In 1994, about three years after I got married, a friend of mine, Ezriel Munk, came over to me and said, “You have to get more people involved in doing shidduchim.” We decided to put together a few guys, take on the title “shadchan,” and meet every two weeks for a shidduch meeting, although initially, we didn’t even know what we were meeting about. I don’t think that any of the others from that original group remained active in shidduchim.

Beth Medrash Govoha was much smaller then, and I used to come to Maariv in yeshivah, in the simchah room of the Rivington, at 10:45, and try to guess who was a bochur. I’d go over to one or two guys a night, introduce myself, and just say, “Hi, I’m a shadchan, can I help you?” I’m a people person — I’ve never been afraid of people. If a guy was there for a few nights in a row, I understood that he didn’t have a date, and was probably available. If I had an idea after I’d spoken to him, I’d reach out to his parents and introduce myself, explain that I’d just gotten involved in shidduchim, and when the mother would say, “Why do you think, of all the girls in the world, that this one is right for my son?” I would always try to answer with humor. “Well,” I’d say, “I just stood outside in the dark and threw a dart across the entire world, and it fell on this house…”

 

I’d actually made one shidduch before I started — my sister to my best friend — but the irony was that once I was officially a shadchan, the first few shidduchim I made were not for Lakewood bochurim, but for Ner Israel guys I knew from my wife’s hometown of Baltimore. The pool of girls I knew of was originally small, comprising some who my wife knew, and others from our family connections.

Once shidduchim started happening, I started to get phone calls from girls’ parents. All it takes to spread a shadchan’s name is word of mouth, because when people come to a vort they ask who the shadchan is, and then the calls start coming. There weren’t too many shadchanim then, but the yeshivah world was also much smaller.

Back then, there was no such thing as a shidduch resume. I had colored sticky notes all over my office with names on them, and if someone gave me a yes, I had to write down all their basic information myself. I don’t think that the dating process itself has changed though, although it’s impossible to generalize, because every couple is different. Today there are so many more people who need to get married, but there are not that many more shadchanim. I understand that people are reluctant to get involved in redting shidduchim, but they have to understand that every shidduch is a miracle. A shadchan has to have a certain flair for people, but Hashem really makes the shidduch.
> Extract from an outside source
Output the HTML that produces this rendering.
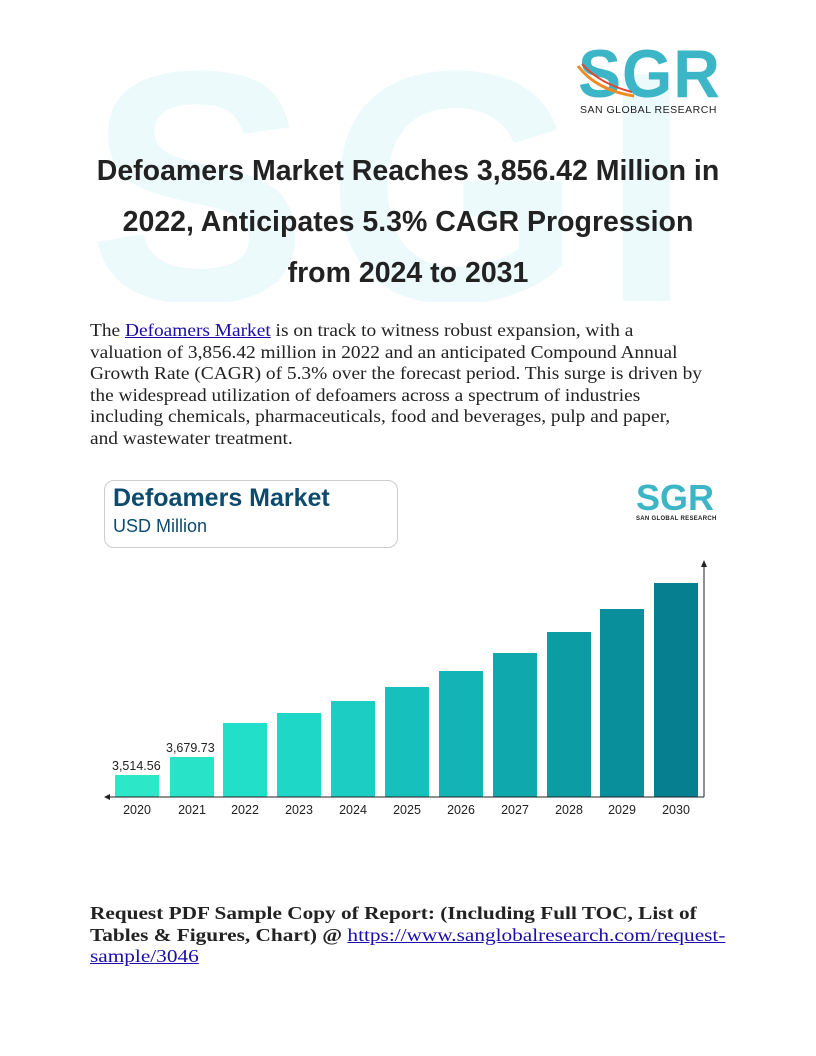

And our success rate is how many people we try to help, not how many shidduchim we make. I will never forget the guy whose daughter got engaged at twenty-nine. In the end, I didn’t make her shidduch, but the father said to me, “You were my wife’s Prozac over the past years, because you kept trying.”

Resumes have made things easier, but at the end of the day, the shadchan still needs to sell a shidduch — a job, an achrayus, and a privilege.

Rabbi Meir Levi is a well-known Lakewood shadchan.